>>>>

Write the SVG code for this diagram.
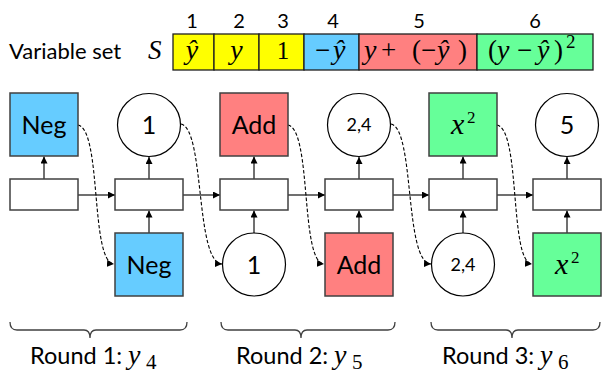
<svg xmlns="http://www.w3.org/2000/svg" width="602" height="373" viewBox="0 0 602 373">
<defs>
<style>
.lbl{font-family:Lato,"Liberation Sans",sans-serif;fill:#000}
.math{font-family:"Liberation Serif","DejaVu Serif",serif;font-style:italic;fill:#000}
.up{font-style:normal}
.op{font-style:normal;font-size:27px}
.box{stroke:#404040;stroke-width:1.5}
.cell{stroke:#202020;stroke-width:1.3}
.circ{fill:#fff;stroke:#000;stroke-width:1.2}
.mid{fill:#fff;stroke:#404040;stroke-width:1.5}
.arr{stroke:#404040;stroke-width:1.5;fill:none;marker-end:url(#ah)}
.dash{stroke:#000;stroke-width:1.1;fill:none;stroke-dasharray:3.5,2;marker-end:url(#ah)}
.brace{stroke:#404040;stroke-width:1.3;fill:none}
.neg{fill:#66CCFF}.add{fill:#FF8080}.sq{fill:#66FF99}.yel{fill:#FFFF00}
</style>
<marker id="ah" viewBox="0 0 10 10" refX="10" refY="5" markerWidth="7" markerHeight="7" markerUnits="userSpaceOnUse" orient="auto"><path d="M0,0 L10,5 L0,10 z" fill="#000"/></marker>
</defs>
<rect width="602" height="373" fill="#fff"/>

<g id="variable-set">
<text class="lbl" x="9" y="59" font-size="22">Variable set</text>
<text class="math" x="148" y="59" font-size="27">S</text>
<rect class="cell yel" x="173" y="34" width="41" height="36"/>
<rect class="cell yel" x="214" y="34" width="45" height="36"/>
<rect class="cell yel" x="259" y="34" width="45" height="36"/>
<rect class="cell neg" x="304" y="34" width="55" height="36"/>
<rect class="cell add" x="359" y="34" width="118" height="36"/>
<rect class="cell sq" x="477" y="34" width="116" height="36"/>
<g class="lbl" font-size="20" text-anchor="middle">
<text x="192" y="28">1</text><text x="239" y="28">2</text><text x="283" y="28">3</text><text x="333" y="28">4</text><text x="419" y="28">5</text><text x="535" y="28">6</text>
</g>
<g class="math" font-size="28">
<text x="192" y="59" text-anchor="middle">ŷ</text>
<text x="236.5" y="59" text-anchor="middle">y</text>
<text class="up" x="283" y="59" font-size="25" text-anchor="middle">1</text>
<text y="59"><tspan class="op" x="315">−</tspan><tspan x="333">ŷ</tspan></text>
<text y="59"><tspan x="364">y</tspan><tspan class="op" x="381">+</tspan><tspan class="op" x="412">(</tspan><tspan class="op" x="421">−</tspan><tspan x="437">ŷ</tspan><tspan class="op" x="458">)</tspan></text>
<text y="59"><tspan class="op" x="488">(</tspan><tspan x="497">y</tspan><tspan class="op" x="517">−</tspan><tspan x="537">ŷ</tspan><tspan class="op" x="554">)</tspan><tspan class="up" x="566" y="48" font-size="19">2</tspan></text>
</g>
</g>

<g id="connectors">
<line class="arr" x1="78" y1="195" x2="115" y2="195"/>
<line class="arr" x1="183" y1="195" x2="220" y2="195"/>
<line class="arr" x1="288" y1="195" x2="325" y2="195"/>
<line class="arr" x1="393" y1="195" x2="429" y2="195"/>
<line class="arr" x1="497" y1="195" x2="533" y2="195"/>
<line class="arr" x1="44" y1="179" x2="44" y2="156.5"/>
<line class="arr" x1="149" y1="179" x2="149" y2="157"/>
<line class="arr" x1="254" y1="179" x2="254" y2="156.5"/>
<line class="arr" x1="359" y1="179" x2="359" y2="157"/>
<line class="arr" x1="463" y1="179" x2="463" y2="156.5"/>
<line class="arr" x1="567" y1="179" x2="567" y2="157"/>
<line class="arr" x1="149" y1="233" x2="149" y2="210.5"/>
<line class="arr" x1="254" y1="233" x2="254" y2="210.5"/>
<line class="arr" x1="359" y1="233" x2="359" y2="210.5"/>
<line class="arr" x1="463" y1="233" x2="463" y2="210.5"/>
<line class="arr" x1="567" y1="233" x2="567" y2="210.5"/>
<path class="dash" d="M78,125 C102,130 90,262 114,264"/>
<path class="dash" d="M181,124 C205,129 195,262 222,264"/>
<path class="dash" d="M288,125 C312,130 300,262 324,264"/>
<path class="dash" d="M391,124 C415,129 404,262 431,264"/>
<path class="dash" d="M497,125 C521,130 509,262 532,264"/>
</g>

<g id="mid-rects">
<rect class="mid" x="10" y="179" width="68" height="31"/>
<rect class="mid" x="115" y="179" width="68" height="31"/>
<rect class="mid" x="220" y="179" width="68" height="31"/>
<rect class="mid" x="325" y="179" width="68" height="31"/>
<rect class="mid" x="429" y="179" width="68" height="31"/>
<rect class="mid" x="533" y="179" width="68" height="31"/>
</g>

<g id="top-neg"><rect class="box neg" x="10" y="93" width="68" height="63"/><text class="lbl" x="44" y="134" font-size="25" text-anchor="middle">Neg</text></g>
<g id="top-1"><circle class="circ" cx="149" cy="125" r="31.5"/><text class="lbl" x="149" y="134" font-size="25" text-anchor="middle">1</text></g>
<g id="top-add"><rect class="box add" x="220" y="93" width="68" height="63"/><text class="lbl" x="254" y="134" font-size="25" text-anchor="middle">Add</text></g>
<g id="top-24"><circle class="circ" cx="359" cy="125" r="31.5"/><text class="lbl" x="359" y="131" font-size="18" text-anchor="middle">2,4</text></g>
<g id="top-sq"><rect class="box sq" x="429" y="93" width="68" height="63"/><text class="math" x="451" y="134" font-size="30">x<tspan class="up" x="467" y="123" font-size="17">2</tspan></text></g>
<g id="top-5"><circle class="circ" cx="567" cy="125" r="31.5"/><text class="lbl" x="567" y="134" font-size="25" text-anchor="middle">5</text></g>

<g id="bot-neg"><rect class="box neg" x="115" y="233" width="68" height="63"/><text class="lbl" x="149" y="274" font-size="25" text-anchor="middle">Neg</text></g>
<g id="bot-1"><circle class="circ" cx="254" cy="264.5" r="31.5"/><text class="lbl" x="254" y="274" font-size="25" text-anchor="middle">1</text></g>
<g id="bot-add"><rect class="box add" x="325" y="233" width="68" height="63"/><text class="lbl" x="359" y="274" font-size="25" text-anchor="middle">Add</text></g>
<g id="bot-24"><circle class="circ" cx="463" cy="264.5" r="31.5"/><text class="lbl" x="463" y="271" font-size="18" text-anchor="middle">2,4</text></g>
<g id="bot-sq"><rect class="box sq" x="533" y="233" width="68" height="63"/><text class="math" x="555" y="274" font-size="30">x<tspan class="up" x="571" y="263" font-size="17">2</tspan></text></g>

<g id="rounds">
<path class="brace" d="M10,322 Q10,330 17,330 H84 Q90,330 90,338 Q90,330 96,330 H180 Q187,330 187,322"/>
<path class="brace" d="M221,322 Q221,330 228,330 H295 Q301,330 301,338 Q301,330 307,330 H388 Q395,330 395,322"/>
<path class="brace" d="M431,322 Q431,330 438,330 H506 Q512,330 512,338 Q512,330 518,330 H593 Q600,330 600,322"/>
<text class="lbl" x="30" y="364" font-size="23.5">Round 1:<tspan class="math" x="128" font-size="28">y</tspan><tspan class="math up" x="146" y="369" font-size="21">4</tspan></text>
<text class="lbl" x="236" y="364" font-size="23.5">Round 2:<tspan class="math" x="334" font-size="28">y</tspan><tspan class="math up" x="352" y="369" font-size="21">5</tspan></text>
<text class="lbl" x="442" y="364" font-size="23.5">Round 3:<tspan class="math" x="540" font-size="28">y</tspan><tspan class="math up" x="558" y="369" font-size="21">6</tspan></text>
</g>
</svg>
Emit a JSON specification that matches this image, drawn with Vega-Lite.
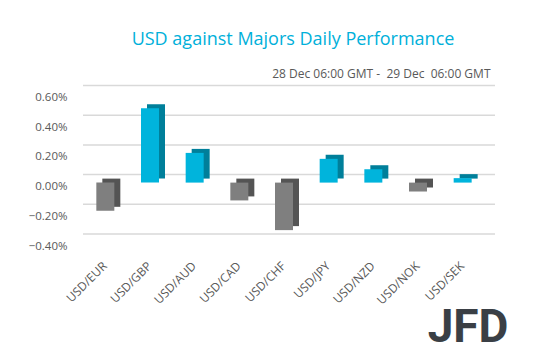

<<<<

# Short problem:
Reproduce the entries above without change, omitting all pictures.

# Answer to the task:
Write the SVG code for this diagram.
<svg xmlns="http://www.w3.org/2000/svg" width="602" height="373" viewBox="0 0 602 373">
<defs>
<style>
.lbl{font-family:Lato,"Liberation Sans",sans-serif;fill:#000}
.math{font-family:"Liberation Serif","DejaVu Serif",serif;font-style:italic;fill:#000}
.up{font-style:normal}
.op{font-style:normal;font-size:27px}
.box{stroke:#404040;stroke-width:1.5}
.cell{stroke:#202020;stroke-width:1.3}
.circ{fill:#fff;stroke:#000;stroke-width:1.2}
.mid{fill:#fff;stroke:#404040;stroke-width:1.5}
.arr{stroke:#404040;stroke-width:1.5;fill:none;marker-end:url(#ah)}
.dash{stroke:#000;stroke-width:1.1;fill:none;stroke-dasharray:3.5,2;marker-end:url(#ah)}
.brace{stroke:#404040;stroke-width:1.3;fill:none}
.neg{fill:#66CCFF}.add{fill:#FF8080}.sq{fill:#66FF99}.yel{fill:#FFFF00}
</style>
<marker id="ah" viewBox="0 0 10 10" refX="10" refY="5" markerWidth="7" markerHeight="7" markerUnits="userSpaceOnUse" orient="auto"><path d="M0,0 L10,5 L0,10 z" fill="#000"/></marker>
</defs>
<rect width="602" height="373" fill="#fff"/>

<g id="variable-set">
<text class="lbl" x="9" y="59" font-size="22">Variable set</text>
<text class="math" x="148" y="59" font-size="27">S</text>
<rect class="cell yel" x="173" y="34" width="41" height="36"/>
<rect class="cell yel" x="214" y="34" width="45" height="36"/>
<rect class="cell yel" x="259" y="34" width="45" height="36"/>
<rect class="cell neg" x="304" y="34" width="55" height="36"/>
<rect class="cell add" x="359" y="34" width="118" height="36"/>
<rect class="cell sq" x="477" y="34" width="116" height="36"/>
<g class="lbl" font-size="20" text-anchor="middle">
<text x="192" y="28">1</text><text x="239" y="28">2</text><text x="283" y="28">3</text><text x="333" y="28">4</text><text x="419" y="28">5</text><text x="535" y="28">6</text>
</g>
<g class="math" font-size="28">
<text x="192" y="59" text-anchor="middle">ŷ</text>
<text x="236.5" y="59" text-anchor="middle">y</text>
<text class="up" x="283" y="59" font-size="25" text-anchor="middle">1</text>
<text y="59"><tspan class="op" x="315">−</tspan><tspan x="333">ŷ</tspan></text>
<text y="59"><tspan x="364">y</tspan><tspan class="op" x="381">+</tspan><tspan class="op" x="412">(</tspan><tspan class="op" x="421">−</tspan><tspan x="437">ŷ</tspan><tspan class="op" x="458">)</tspan></text>
<text y="59"><tspan class="op" x="488">(</tspan><tspan x="497">y</tspan><tspan class="op" x="517">−</tspan><tspan x="537">ŷ</tspan><tspan class="op" x="554">)</tspan><tspan class="up" x="566" y="48" font-size="19">2</tspan></text>
</g>
</g>

<g id="connectors">
<line class="arr" x1="78" y1="195" x2="115" y2="195"/>
<line class="arr" x1="183" y1="195" x2="220" y2="195"/>
<line class="arr" x1="288" y1="195" x2="325" y2="195"/>
<line class="arr" x1="393" y1="195" x2="429" y2="195"/>
<line class="arr" x1="497" y1="195" x2="533" y2="195"/>
<line class="arr" x1="44" y1="179" x2="44" y2="156.5"/>
<line class="arr" x1="149" y1="179" x2="149" y2="157"/>
<line class="arr" x1="254" y1="179" x2="254" y2="156.5"/>
<line class="arr" x1="359" y1="179" x2="359" y2="157"/>
<line class="arr" x1="463" y1="179" x2="463" y2="156.5"/>
<line class="arr" x1="567" y1="179" x2="567" y2="157"/>
<line class="arr" x1="149" y1="233" x2="149" y2="210.5"/>
<line class="arr" x1="254" y1="233" x2="254" y2="210.5"/>
<line class="arr" x1="359" y1="233" x2="359" y2="210.5"/>
<line class="arr" x1="463" y1="233" x2="463" y2="210.5"/>
<line class="arr" x1="567" y1="233" x2="567" y2="210.5"/>
<path class="dash" d="M78,125 C102,130 90,262 114,264"/>
<path class="dash" d="M181,124 C205,129 195,262 222,264"/>
<path class="dash" d="M288,125 C312,130 300,262 324,264"/>
<path class="dash" d="M391,124 C415,129 404,262 431,264"/>
<path class="dash" d="M497,125 C521,130 509,262 532,264"/>
</g>

<g id="mid-rects">
<rect class="mid" x="10" y="179" width="68" height="31"/>
<rect class="mid" x="115" y="179" width="68" height="31"/>
<rect class="mid" x="220" y="179" width="68" height="31"/>
<rect class="mid" x="325" y="179" width="68" height="31"/>
<rect class="mid" x="429" y="179" width="68" height="31"/>
<rect class="mid" x="533" y="179" width="68" height="31"/>
</g>

<g id="top-neg"><rect class="box neg" x="10" y="93" width="68" height="63"/><text class="lbl" x="44" y="134" font-size="25" text-anchor="middle">Neg</text></g>
<g id="top-1"><circle class="circ" cx="149" cy="125" r="31.5"/><text class="lbl" x="149" y="134" font-size="25" text-anchor="middle">1</text></g>
<g id="top-add"><rect class="box add" x="220" y="93" width="68" height="63"/><text class="lbl" x="254" y="134" font-size="25" text-anchor="middle">Add</text></g>
<g id="top-24"><circle class="circ" cx="359" cy="125" r="31.5"/><text class="lbl" x="359" y="131" font-size="18" text-anchor="middle">2,4</text></g>
<g id="top-sq"><rect class="box sq" x="429" y="93" width="68" height="63"/><text class="math" x="451" y="134" font-size="30">x<tspan class="up" x="467" y="123" font-size="17">2</tspan></text></g>
<g id="top-5"><circle class="circ" cx="567" cy="125" r="31.5"/><text class="lbl" x="567" y="134" font-size="25" text-anchor="middle">5</text></g>

<g id="bot-neg"><rect class="box neg" x="115" y="233" width="68" height="63"/><text class="lbl" x="149" y="274" font-size="25" text-anchor="middle">Neg</text></g>
<g id="bot-1"><circle class="circ" cx="254" cy="264.5" r="31.5"/><text class="lbl" x="254" y="274" font-size="25" text-anchor="middle">1</text></g>
<g id="bot-add"><rect class="box add" x="325" y="233" width="68" height="63"/><text class="lbl" x="359" y="274" font-size="25" text-anchor="middle">Add</text></g>
<g id="bot-24"><circle class="circ" cx="463" cy="264.5" r="31.5"/><text class="lbl" x="463" y="271" font-size="18" text-anchor="middle">2,4</text></g>
<g id="bot-sq"><rect class="box sq" x="533" y="233" width="68" height="63"/><text class="math" x="555" y="274" font-size="30">x<tspan class="up" x="571" y="263" font-size="17">2</tspan></text></g>

<g id="rounds">
<path class="brace" d="M10,322 Q10,330 17,330 H84 Q90,330 90,338 Q90,330 96,330 H180 Q187,330 187,322"/>
<path class="brace" d="M221,322 Q221,330 228,330 H295 Q301,330 301,338 Q301,330 307,330 H388 Q395,330 395,322"/>
<path class="brace" d="M431,322 Q431,330 438,330 H506 Q512,330 512,338 Q512,330 518,330 H593 Q600,330 600,322"/>
<text class="lbl" x="30" y="364" font-size="23.5">Round 1:<tspan class="math" x="128" font-size="28">y</tspan><tspan class="math up" x="146" y="369" font-size="21">4</tspan></text>
<text class="lbl" x="236" y="364" font-size="23.5">Round 2:<tspan class="math" x="334" font-size="28">y</tspan><tspan class="math up" x="352" y="369" font-size="21">5</tspan></text>
<text class="lbl" x="442" y="364" font-size="23.5">Round 3:<tspan class="math" x="540" font-size="28">y</tspan><tspan class="math up" x="558" y="369" font-size="21">6</tspan></text>
</g>
</svg>
Emit a JSON specification that matches this image, drawn with Vega-Lite.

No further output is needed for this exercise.